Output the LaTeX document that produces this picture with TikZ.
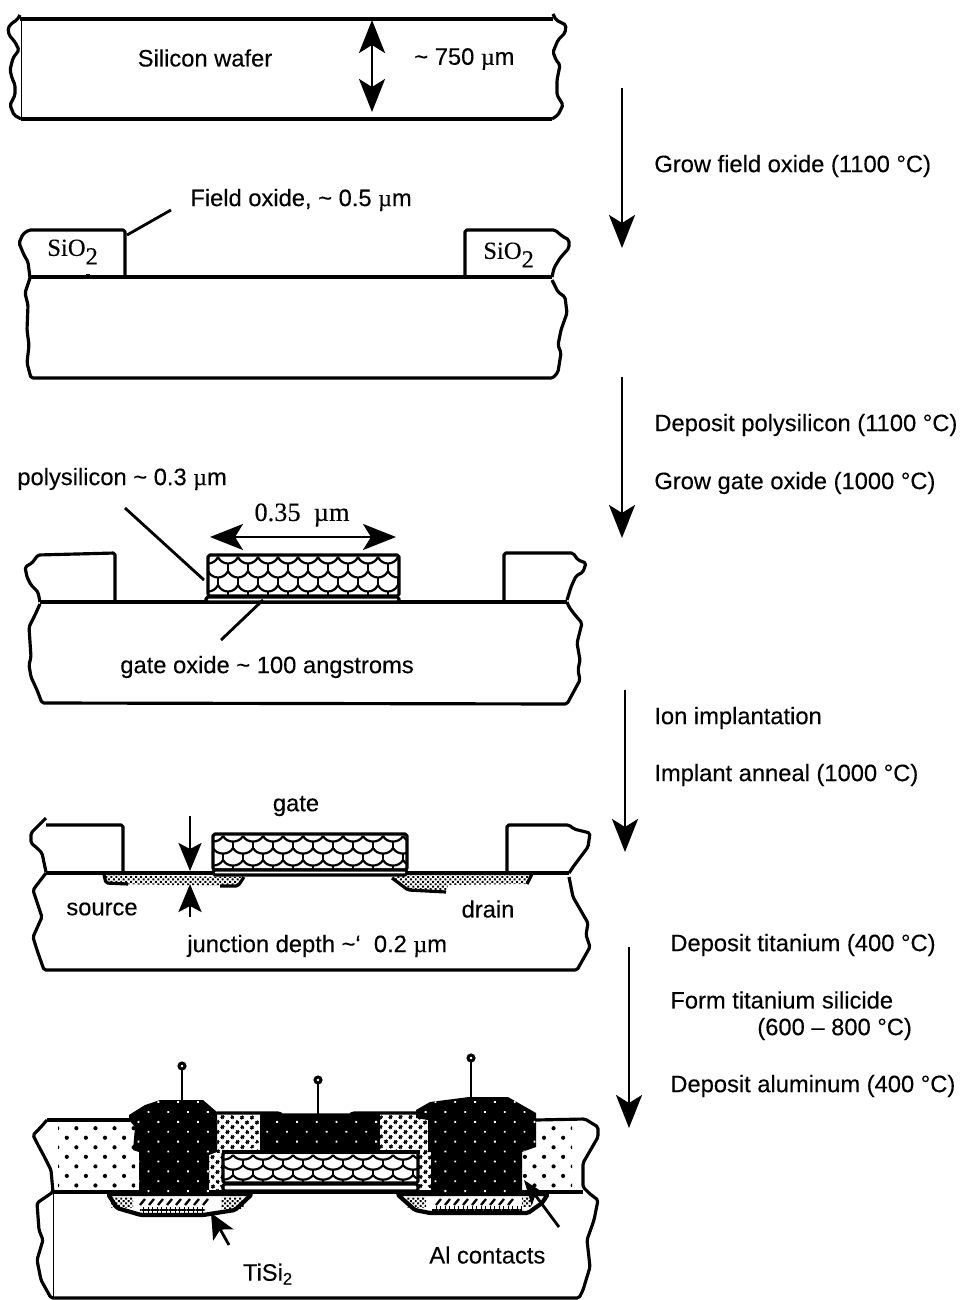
\documentclass[tikz,border=0pt]{standalone}
\usepackage{fontspec}
\setmainfont{Liberation Sans}[UprightFeatures={FakeBold=0.25}]
\newfontfamily\serifface{Liberation Serif}[UprightFeatures={FakeBold=0.25}]
\usetikzlibrary{arrows.meta, patterns.meta}
\tikzset{every node/.append style={align=left, inner sep=0pt}}

% scale texture of the polysilicon gate, #5 is the row pitch
\newcommand{\polyscales}[5]{%
  \begin{scope}
    \clip (#1,#2) rectangle (#3,#4);
    \foreach \row in {0,1,2,3}
      \foreach \col in {0,...,11} {
        \pgfmathsetmacro\px{#1-10+20*\col-10*mod(\row,2)}
        \pgfmathsetmacro\py{#2+1+#5*\row}
        \pgfmathsetmacro\sag{#5*0.62}
        \pgfmathsetmacro\tail{#5*0.5}
        \draw[line width=1.25pt] (\px,\py) .. controls +(4,\sag) and +(-4,\sag) .. +(20,0);
        \draw[line width=1.25pt] (\px,\py) ++(10,\tail) -- ++(0,\tail);
      }
  \end{scope}
}

\begin{document}
\begin{tikzpicture}[
  x=0.02cm, y=-0.02cm,
  edge/.style={line width=1.8pt, line join=round, rounded corners=1pt},
  thinedge/.style={line width=0.5pt},
  leader/.style={line width=1.6pt},
  procarrow/.style={line width=1.6pt, -{Stealth[length=0.66cm, width=0.52cm, inset=0.16cm]}},
  dimarrow/.style={line width=1.6pt, {Stealth[length=0.66cm, width=0.52cm, inset=0.16cm]}-{Stealth[length=0.66cm, width=0.52cm, inset=0.16cm]}},
  smallarrow/.style={line width=1.6pt, -{Stealth[length=0.56cm, width=0.46cm, inset=0.12cm]}},
  lab/.style={font=\fontsize{13.5}{16}\selectfont},
  chem/.style={font=\fontsize{14}{16}\selectfont\serifface},
  fieldox/.style={pattern={Dots[distance=0.27cm, radius=0.042cm, angle=45]}},
  sidewall/.style={pattern={Dots[distance=0.14cm, radius=0.04cm, angle=45]}},
  junction/.style={pattern={Dots[distance=0.07cm, radius=0.028cm, angle=45]}},
  metal/.style={fill=black, postaction={pattern={Dots[distance=0.28cm, radius=0.026cm, angle=45]}, pattern color=white}},
  pin/.style={line width=1.7pt, fill=white}
]
\useasboundingbox (0,0) rectangle (965,1300);

% Process arrows on the right
\coordinate (s1t) at (622,88);   \coordinate (s1b) at (622,248);
\coordinate (s2t) at (622,377);  \coordinate (s2b) at (622,538);
\coordinate (s3t) at (625,690);  \coordinate (s3b) at (625,852);
\coordinate (s4t) at (629,947);  \coordinate (s4b) at (629,1128);
\foreach \a/\b in {s1t/s1b, s2t/s2b, s3t/s3b, s4t/s4b}
  \draw[procarrow] (\a) -- (\b);

\node[lab, anchor=west] (growfield) at (654,166) {Grow field oxide (1100 °C)};
\node[lab, anchor=west] (deppoly) at (654,425) {Deposit polysilicon (1100 °C)};
\node[lab, anchor=west] (growgate) at (654,483) {Grow gate oxide (1000 °C)};
\node[lab, anchor=west] (ionimp) at (654,718) {Ion implantation};
\node[lab, anchor=west] (anneal) at (654,775) {Implant anneal (1000 °C)};
\node[lab, anchor=west] (depti) at (670,945) {Deposit titanium (400 °C)};
\node[lab, anchor=west] (formsi) at (670,1000) {Form titanium silicide};
\node[lab, anchor=west] (formtemp) at (757,1029) {(600 – 800 °C)};
\node[lab, anchor=west] (depal) at (670,1086) {Deposit aluminum (400 °C)};

% Panel 1: wafer
\draw[edge] (20,15) -- (17,20) -- (12,23) -- (8,28) -- (9,35) -- (15,42) -- (19,50) -- (13,58) -- (10,70)
  -- (12,78) -- (15,85) -- (15,95) -- (10,105) -- (14,115) -- (21,119);
\draw[edge] (553,14) -- (556,20) -- (566,25) -- (565,33) -- (558,40) -- (553,52) -- (556,60) -- (560,65)
  -- (557,80) -- (557,95) -- (563,105) -- (558,115) -- (552,119);
\draw[edge] (20,19) -- (553,19);
\draw[edge] (21,119) -- (552,119);
\draw[thinedge] (21,19) -- (21,119);
\coordinate (w1t) at (372,20);
\coordinate (w1b) at (372,112);
\draw[dimarrow] (w1t) -- (w1b);
\node[lab] (wafer) at (205,58) {Silicon wafer};
\node[lab, anchor=west] (thick) at (414,59) {\textasciitilde{} 750 {\serifface µ}m};

% Panel 2: field oxide
\draw[edge] (30,278) -- (28,262) -- (24,255) -- (19,243) -- (23,234) -- (29,230) -- (125,230) -- (125,277);
\draw[edge] (465,277) -- (465,230) -- (555,230) -- (562,236) -- (569,240) -- (569,248) -- (560,258) -- (554,268) -- (552,277);
\draw[edge] (30,277) -- (552,277);
\draw[edge] (88,277) -- (88,274);
\draw[edge] (30,278) -- (25,293) -- (28,305) -- (27,330) -- (29,345) -- (27,363) -- (31,378) -- (553,378) -- (558,372)
  -- (561,353) -- (558,345) -- (561,330) -- (567,313) -- (565,297) -- (558,292) -- (552,280);
\coordinate (fo1) at (171,210);
\coordinate (fo2) at (127,235);
\draw[leader] (fo1) -- (fo2);
\node[lab, anchor=west] (fieldlab) at (190,200) {Field oxide, \textasciitilde{} 0.5 {\serifface µ}m};
\node[chem, anchor=west] (sio1) at (47,252) {SiO\raisebox{-0.35em}{2}};
\node[chem, anchor=west] (sio2) at (483,255) {SiO\raisebox{-0.35em}{2}};

% Panel 3: gate patterned
\draw[edge] (40,602) -- (38,592) -- (31,585) -- (27,577) -- (25,567) -- (32,563) -- (38,555) -- (115,553) -- (115,602);
\draw[edge] (504,602) -- (504,553) -- (573,553) -- (578,560) -- (586,563) -- (583,572) -- (576,576) -- (571,587) -- (567,600);
\draw[edge] (40,602) -- (567,602);
\draw[edge] (40,604) -- (35,615) -- (29,627) -- (31,657) -- (29,665) -- (31,677) -- (37,690) -- (42,703) -- (567,704) -- (580,680)
  -- (578,670) -- (580,660) -- (577,643) -- (582,623) -- (575,615) -- (569,607) -- (567,602);
\polyscales{208}{556}{399}{596}{14}
\draw[edge] (208,555) rectangle (399,596);
\draw[edge, fill=white] (206,597) rectangle (399,602);
\coordinate (ps1) at (125,508);
\coordinate (ps2) at (204,580);
\draw[leader] (ps1) -- (ps2);
\coordinate (go1) at (263,600);
\coordinate (go2) at (221,640);
\draw[leader] (go1) -- (go2);
\coordinate (gw1) at (210,537);
\coordinate (gw2) at (396,537);
\draw[dimarrow] (gw1) -- (gw2);
\node[font=\fontsize{15}{17}\selectfont\serifface] (gwlab) at (302,515) {0.35 \ µm};
\node[lab, anchor=west] (polylab) at (17,479) {polysilicon \textasciitilde{} 0.3 {\serifface µ}m};
\node[lab, anchor=west] (oxlab) at (120,667) {gate oxide \textasciitilde{} 100 angstroms};

% Panel 4: source and drain implanted
\fill[junction] (104,875) -- (106,884) -- (238,886) -- (244,877) -- cycle;
\fill[junction] (392,878) -- (408,890) -- (446,892) -- (448,885) -- (527,884) -- (533,872) -- (407,874) -- cycle;
\draw[edge] (104,875) -- (106,883) -- (128,884);
\draw[edge] (220,886) -- (238,886) -- (244,877);
\draw[edge] (392,878) -- (408,890) -- (446,892);
\draw[edge] (527,884) -- (533,872);
\draw[edge] (46,818) -- (31,833) -- (31,843) -- (37,848) -- (42,853) -- (46,872);
\draw[edge] (46,825) -- (123,825) -- (123,873);
\draw[edge] (507,873) -- (507,825) -- (569,825) -- (574,829) -- (590,833) -- (588,847) -- (573,867) -- (569,873);
\draw[edge] (46,873) -- (569,873);
\draw[edge] (46,873) -- (33,890) -- (38,905) -- (42,917) -- (33,937) -- (37,950) -- (44,970) -- (577,970)
  -- (590,947) -- (586,935) -- (588,923) -- (573,897) -- (569,877);
\polyscales{213}{835}{407}{870}{12}
\draw[edge] (213,834) rectangle (407,870);
\draw[edge, fill=white] (213,870) rectangle (407,875);
\coordinate (jd1) at (190,816);
\coordinate (jd2) at (190,871);
\draw[smallarrow] (jd1) -- (jd2);
\coordinate (ju1) at (190,917);
\coordinate (ju2) at (190,884);
\draw[smallarrow] (ju1) -- (ju2);
\node[lab] (gatelab) at (296,806) {gate};
\node[lab] (srclab) at (102,909) {source};
\node[lab] (drnlab) at (488,909) {drain};
\node[lab, anchor=west] (jdlab) at (187,946) {junction depth \textasciitilde{`} \ 0.2 {\serifface µ}m};

% Panel 5: finished device
\fill[fieldox] (58,1124) rectangle (135,1189);
\fill[fieldox] (538,1124) rectangle (572,1152);
\fill[fieldox] (522,1152) rectangle (572,1189);
\fill[sidewall] (217,1115) rectangle (260,1152);
\fill[sidewall] (380,1115) rectangle (428,1152);
\fill[sidewall] (209,1155) rectangle (222,1190);
\fill[sidewall] (418,1153) rectangle (431,1188);
\draw[edge] (47,1120) -- (40,1128) -- (33,1135) -- (37,1143) -- (45,1158) -- (51,1170) -- (53,1192) -- (37,1203) -- (39,1230)
  -- (43,1240) -- (37,1260) -- (41,1280) -- (51,1298) -- (579,1298) -- (583,1290) -- (590,1267)
  -- (587,1240) -- (594,1220) -- (598,1200) -- (590,1194) -- (583,1187) -- (583,1163) -- (598,1137) -- (598,1127)
  -- (585,1119) -- (536,1120);
\draw[edge] (47,1120) -- (130,1120);
\draw[edge] (217,1113) -- (280,1113) -- (280,1115) -- (352,1115) -- (352,1113) -- (418,1113);
\draw[thinedge] (53,1192) -- (53,1298);
\draw[edge] (53,1192) -- (583,1192);
% junction wells
\draw[edge, line width=2.4pt, fill=white] (108,1194) -- (117,1208) -- (141,1215) -- (203,1215) -- (235,1210) -- (252,1194) -- cycle;
\draw[edge, line width=2.4pt, fill=white] (397,1194) -- (415,1210) -- (430,1213) -- (528,1213) -- (542,1203) -- (548,1194) -- cycle;
\fill[junction] (111,1197) rectangle (133,1207);
\fill[junction] (221,1197) rectangle (244,1208);
\fill[junction] (407,1197) rectangle (426,1207);
\fill[junction] (522,1197) rectangle (532,1206);
\foreach \hx in {140,149,...,210}
  \draw[line width=1.3pt] (\hx,1205) -- ++(5,-6);
\foreach \hx in {436,445,...,512}
  \draw[line width=1.3pt] (\hx,1205) -- ++(5,-6);
\fill[pattern={Hatch[distance=0.09cm, line width=0.6pt]}] (140,1207) rectangle (205,1213);
\fill[pattern={Hatch[distance=0.09cm, line width=0.6pt]}] (432,1206) rectangle (522,1211);
% aluminium contacts
\path[metal] (129,1115) -- (145,1105) -- (160,1100) -- (203,1100) -- (217,1112) -- (217,1152) -- (209,1155)
  -- (209,1192) -- (139,1192) -- (139,1152) -- (133,1150) -- (135,1127) -- (129,1120) -- cycle;
\path[metal] (260,1114) rectangle (380,1152);
\path[metal] (416,1110) -- (430,1102) -- (469,1097) -- (508,1097) -- (536,1113) -- (536,1147) -- (522,1152)
  -- (522,1193) -- (431,1192) -- (431,1152) -- (428,1152) -- (428,1120) -- (416,1118) -- cycle;
\fill[black] (222,1150) rectangle (420,1154);
\polyscales{223}{1154}{418}{1183}{10}
\draw[edge] (223,1152) rectangle (418,1183);
\draw[edge, fill=white] (223,1184) rectangle (418,1191);
% contact pins
\coordinate (c1a) at (182,1100);  \coordinate (c1b) at (182,1070);
\coordinate (c2a) at (318,1114);  \coordinate (c2b) at (318,1084);
\coordinate (c3a) at (471,1097);  \coordinate (c3b) at (471,1062);
\foreach \a/\b in {c1a/c1b, c2a/c2b, c3a/c3b}
  \draw[leader] (\a) -- (\b);
\draw[pin] (182,1066) circle (0.06cm);
\draw[pin] (318,1080) circle (0.06cm);
\draw[pin] (471,1058) circle (0.06cm);
% callouts
\coordinate (ta1) at (229,1245);
\coordinate (ta2) at (211,1213);
\draw[line width=1.6pt, -{Stealth[length=0.5cm, width=0.46cm, inset=0.12cm]}] (ta1) -- (ta2);
\coordinate (al1) at (559,1227);
\coordinate (al2) at (524,1180);
\draw[line width=1.6pt, -{Stealth[length=0.5cm, width=0.36cm, inset=0.12cm]}] (al1) -- (al2);
\node[lab] (tilab) at (268,1274) {TiSi\textsubscript{2}};
\node[lab, anchor=west] (allab) at (429,1255) {Al contacts};

\end{tikzpicture}
\end{document}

> _EXERCISE DIRECTIONS_: The lines from the start of the data through the line that contains "(0,0) rectangle (965,1300);" are to be returned exactly, please, with both ends included and every picture left out.

> _ANSWER BELOW_:
Output the LaTeX document that produces this picture with TikZ.
\documentclass[tikz,border=0pt]{standalone}
\usepackage{fontspec}
\setmainfont{Liberation Sans}[UprightFeatures={FakeBold=0.25}]
\newfontfamily\serifface{Liberation Serif}[UprightFeatures={FakeBold=0.25}]
\usetikzlibrary{arrows.meta, patterns.meta}
\tikzset{every node/.append style={align=left, inner sep=0pt}}

% scale texture of the polysilicon gate, #5 is the row pitch
\newcommand{\polyscales}[5]{%
  \begin{scope}
    \clip (#1,#2) rectangle (#3,#4);
    \foreach \row in {0,1,2,3}
      \foreach \col in {0,...,11} {
        \pgfmathsetmacro\px{#1-10+20*\col-10*mod(\row,2)}
        \pgfmathsetmacro\py{#2+1+#5*\row}
        \pgfmathsetmacro\sag{#5*0.62}
        \pgfmathsetmacro\tail{#5*0.5}
        \draw[line width=1.25pt] (\px,\py) .. controls +(4,\sag) and +(-4,\sag) .. +(20,0);
        \draw[line width=1.25pt] (\px,\py) ++(10,\tail) -- ++(0,\tail);
      }
  \end{scope}
}

\begin{document}
\begin{tikzpicture}[
  x=0.02cm, y=-0.02cm,
  edge/.style={line width=1.8pt, line join=round, rounded corners=1pt},
  thinedge/.style={line width=0.5pt},
  leader/.style={line width=1.6pt},
  procarrow/.style={line width=1.6pt, -{Stealth[length=0.66cm, width=0.52cm, inset=0.16cm]}},
  dimarrow/.style={line width=1.6pt, {Stealth[length=0.66cm, width=0.52cm, inset=0.16cm]}-{Stealth[length=0.66cm, width=0.52cm, inset=0.16cm]}},
  smallarrow/.style={line width=1.6pt, -{Stealth[length=0.56cm, width=0.46cm, inset=0.12cm]}},
  lab/.style={font=\fontsize{13.5}{16}\selectfont},
  chem/.style={font=\fontsize{14}{16}\selectfont\serifface},
  fieldox/.style={pattern={Dots[distance=0.27cm, radius=0.042cm, angle=45]}},
  sidewall/.style={pattern={Dots[distance=0.14cm, radius=0.04cm, angle=45]}},
  junction/.style={pattern={Dots[distance=0.07cm, radius=0.028cm, angle=45]}},
  metal/.style={fill=black, postaction={pattern={Dots[distance=0.28cm, radius=0.026cm, angle=45]}, pattern color=white}},
  pin/.style={line width=1.7pt, fill=white}
]
\useasboundingbox (0,0) rectangle (965,1300);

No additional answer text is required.